Social expectations theory should be used in the TAD campaign to inspire teens to make the right choices. The campaign should have positive, high expectations for teens and give them an opportunity to become better people. The campaign should not bring teens down; it should bring them up. For example, the TAD campaign may communicate a message that asks teens to talk to their friends about abuse and misuse of prescription drugs. This strategy accomplishes two goals: first, it conveys that the government trusts teens as responsible people who can help disseminate knowledge, and second, it gives teens an opportunity to fit the roles of being intelligent, independent, and free individuals.


1. Iowa Governor's Office of Drug Control Policy. Take a Dose of Truth. Des Moines, IA: Iowa Governor's Office of Drug Control Policy.

2. Kotler P, Zaltman G. Social Marketing: An Approach to Planned Social Change. Journal of Marketing 1971;35:3-12.

3. Kotler P, Lee NR. Social Marketing: Influencing Behaviors for Good. Thousand Oaks, CA: Sage Publications, 2008.

4. Ogilvy, D. Confessions of An Advertising Man. New York, NY: H. Wolff, 1963.
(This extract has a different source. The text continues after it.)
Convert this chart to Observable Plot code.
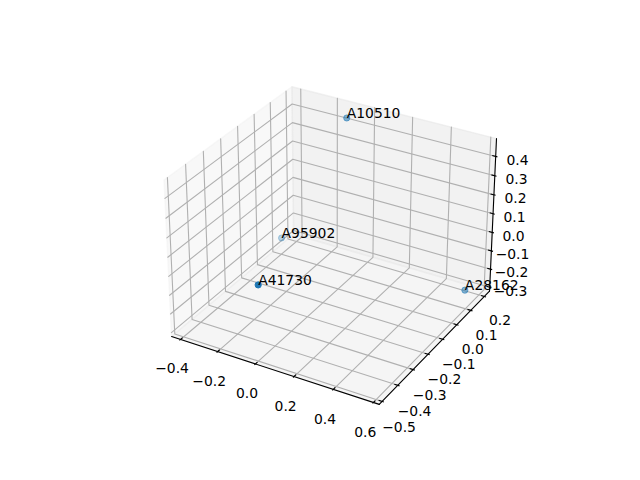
<!DOCTYPE html>
<html>
<head>
<meta charset="utf-8">
<script src="https://cdn.jsdelivr.net/npm/d3@7"></script>
<script src="https://cdn.jsdelivr.net/npm/@observablehq/plot@0.6"></script>
<style>
  html, body { margin: 0; padding: 0; background: #fff; }
</style>
</head>
<body>
<div id="chart"></div>
<script>
// ---- data ----
const names = ["A10510", "A95902", "A41730", "A28162"];
const xs = [-0.11, -0.38, -0.02, 0.56];
const ys = [0.19, 0.08, -0.47, 0.15];
const zs = [0.44, -0.21, 0.05, -0.27];
const xTicks = [-0.4, -0.2, 0.0, 0.2, 0.4, 0.6];
const yTicks = [-0.5, -0.4, -0.3, -0.2, -0.1, 0.0, 0.1, 0.2];
const zTicks = [-0.3, -0.2, -0.1, 0.0, 0.1, 0.2, 0.3, 0.4];

// ---- 3D view (matplotlib default: elev 30, azim -60, perspective) ----
const elev = 30 * Math.PI / 180, azim = -60 * Math.PI / 180, dist = 10;
const aspect0 = [4, 4, 3];
const an = Math.hypot(...aspect0);
const box = aspect0.map(v => v * 1.8294640721620434 / an);
const R = box.map(v => v / 2);
const w = [Math.cos(elev) * Math.cos(azim), Math.cos(elev) * Math.sin(azim), Math.sin(elev)];
const cross = (a, b) => [a[1]*b[2]-a[2]*b[1], a[2]*b[0]-a[0]*b[2], a[0]*b[1]-a[1]*b[0]];
const dot3 = (a, b) => a[0]*b[0] + a[1]*b[1] + a[2]*b[2];
let u = cross([0, 0, 1], w); const un = Math.hypot(...u); u = u.map(v => v / un);
const v = cross(w, u);

function proj(n) {
  const d = [n[0]*box[0] - R[0], n[1]*box[1] - R[1], n[2]*box[2] - R[2]];
  const Z = dot3(w, d) - dist;
  return {px: dot3(u, d) / -Z, py: dot3(v, d) / -Z, depth: dist / Z};
}

function lim(vals) {
  const mn = d3.min(vals), mx = d3.max(vals), m = (mx - mn) * 0.05;
  return [mn - m, mx + m];
}
const XL = lim(xs), YL = lim(ys), ZL = lim(zs);
const nx = t => (t - XL[0]) / (XL[1] - XL[0]);
const ny = t => (t - YL[0]) / (YL[1] - YL[0]);
const nz = t => (t - ZL[0]) / (ZL[1] - ZL[0]);

const PAD = 1 / 48, lo = -PAD, hi = 1 + PAD;
const TOUT = 0.1 / 12, TIN = 0.2 / 12, LOFF = 1.037 / 12;

// panes
function poly(id, corners) {
  return corners.concat([corners[0]]).map(c => ({id, ...proj(c)}));
}
const paneX = poly("x", [[lo,lo,lo],[lo,hi,lo],[lo,hi,hi],[lo,lo,hi]]);
const paneY = poly("y", [[lo,hi,lo],[hi,hi,lo],[hi,hi,hi],[lo,hi,hi]]);
const paneZ = poly("z", [[lo,lo,lo],[hi,lo,lo],[hi,hi,lo],[lo,hi,lo]]);

// grid lines
const grid = [];
xTicks.forEach((t, i) => { const a = nx(t);
  [[a,lo,lo],[a,hi,lo],[a,hi,hi]].forEach(c => grid.push({id: "x" + i, ...proj(c)})); });
yTicks.forEach((t, i) => { const b = ny(t);
  [[lo,b,hi],[lo,b,lo],[hi,b,lo]].forEach(c => grid.push({id: "y" + i, ...proj(c)})); });
zTicks.forEach((t, i) => { const c = nz(t);
  [[hi,hi,c],[lo,hi,c],[lo,lo,c]].forEach(p => grid.push({id: "z" + i, ...proj(p)})); });

// axis lines
const axes = [];
[["x", [lo,lo,lo], [hi,lo,lo]], ["y", [hi,lo,lo], [hi,hi,lo]], ["z", [hi,hi,lo], [hi,hi,hi]]]
  .forEach(([id, a, b]) => { axes.push({id, ...proj(a)}); axes.push({id, ...proj(b)}); });

// ticks and tick labels
const fmt = d3.format(".1f");
const ticks = [], labels = [];
function addTick(t, p1, p2, pl, ax) {
  const a = proj(p1), b = proj(p2), l = proj(pl);
  ticks.push({x1: a.px, y1: a.py, x2: b.px, y2: b.py});
  labels.push({x: l.px, y: l.py, text: fmt(t), ax});
}
xTicks.forEach(t => { const a = nx(t);
  addTick(t, [a, lo - TOUT, lo], [a, lo + TIN, lo], [a, lo - LOFF, lo - LOFF], "x"); });
yTicks.forEach(t => { const b = ny(t);
  addTick(t, [hi + TOUT, b, lo], [hi - TIN, b, lo], [hi + LOFF, b, lo - LOFF], "y"); });
zTicks.forEach(t => { const c = nz(t);
  addTick(t, [hi + TOUT, hi, c], [hi - TIN, hi, c], [hi + LOFF, hi + LOFF, c], "z"); });

// points with depth shading
const pts = names.map((name, i) => ({name, ...proj([nx(xs[i]), ny(ys[i]), nz(zs[i])])}));
const dmin = d3.min(pts, d => d.depth), dmax = d3.max(pts, d => d.depth);
pts.forEach(d => d.alpha = 1 - 0.7 * (d.depth - dmin) / (dmax - dmin));
pts.sort((a, b) => b.depth - a.depth);

const chart = Plot.plot({
  width: 640, height: 480, margin: 0,
  x: {type: "linear", domain: [-0.095, 0.09], range: [143.2, 512.8], axis: null},
  y: {type: "linear", domain: [-0.095, 0.09], range: [427.2, 57.6], axis: null},
  style: {fontFamily: "DejaVu Sans", fontSize: "13.9px", background: "white", color: "black"},
  marks: [
    Plot.line(paneX, {x: "px", y: "py", fill: "#f2f2f2", fillOpacity: 0.5, stroke: "#f2f2f2", strokeOpacity: 0.5, strokeWidth: 1.4, curve: "linear"}),
    Plot.line(paneY, {x: "px", y: "py", fill: "#e6e6e6", fillOpacity: 0.5, stroke: "#e6e6e6", strokeOpacity: 0.5, strokeWidth: 1.4, curve: "linear"}),
    Plot.line(paneZ, {x: "px", y: "py", fill: "#ececec", fillOpacity: 0.5, stroke: "#ececec", strokeOpacity: 0.5, strokeWidth: 1.4, curve: "linear"}),
    Plot.line(grid, {x: "px", y: "py", z: "id", stroke: "#b0b0b0", strokeWidth: 1.1}),
    Plot.line(axes, {x: "px", y: "py", z: "id", stroke: "black", strokeWidth: 1.1}),
    Plot.link(ticks, {x1: "x1", y1: "y1", x2: "x2", y2: "y2", stroke: "black", strokeWidth: 1.1}),
    Plot.text(labels.filter(d => d.ax === "x"), {x: "x", y: "y", text: "text", textAnchor: "middle", lineAnchor: "top", dx: 2, dy: 2, fill: "black"}),
    Plot.text(labels.filter(d => d.ax === "y"), {x: "x", y: "y", text: "text", textAnchor: "middle", lineAnchor: "top", dx: -1, dy: 2, fill: "black"}),
    Plot.text(labels.filter(d => d.ax === "z"), {x: "x", y: "y", text: "text", textAnchor: "middle", lineAnchor: "top", dx: -4.5, dy: 2, fill: "black"}),
    Plot.dot(pts, {x: "px", y: "py", r: 3.1, fill: "#1f77b4", fillOpacity: "alpha", stroke: "#1f77b4", strokeOpacity: "alpha", strokeWidth: 1}),
    Plot.text(pts, {x: "px", y: "py", text: "name", textAnchor: "start", lineAnchor: "bottom", fill: "black"})
  ]
});
document.getElementById("chart").appendChild(chart);
</script>
</body>
</html>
5. Siegel M, Doner L. Marketing Public Health: Strategies to Promote Social Change. Sudbury, MA: Jones and Bartlett, 2004.

6. Kotler P, Roberto EL. Social Marketing: Strategies for Changing Public Behavior. New York, NY: The Free Press, 1989.

7. Brehm JW. Psychological Reactance: Theory and Applications (pp. 72-5). In: Srull TK, ed. Advances in Consumer Research. Provo, UT: Association for Consumer Research, 1989.

8. Philip Morris USA. Help Reduce Underage Tobacco Use. Mansfield, MA:

9. DeFleur ML, Ball-Rokeach SJ. Theories of Mass Communication. White Plains, NY: Longman, 1989.

10. Silvia PJ. Deflecting Reactance: The Role of Similarity in Increasing Compliance and Reducing Resistance. Basic and Applied Social Psychology 2005;27:277-84.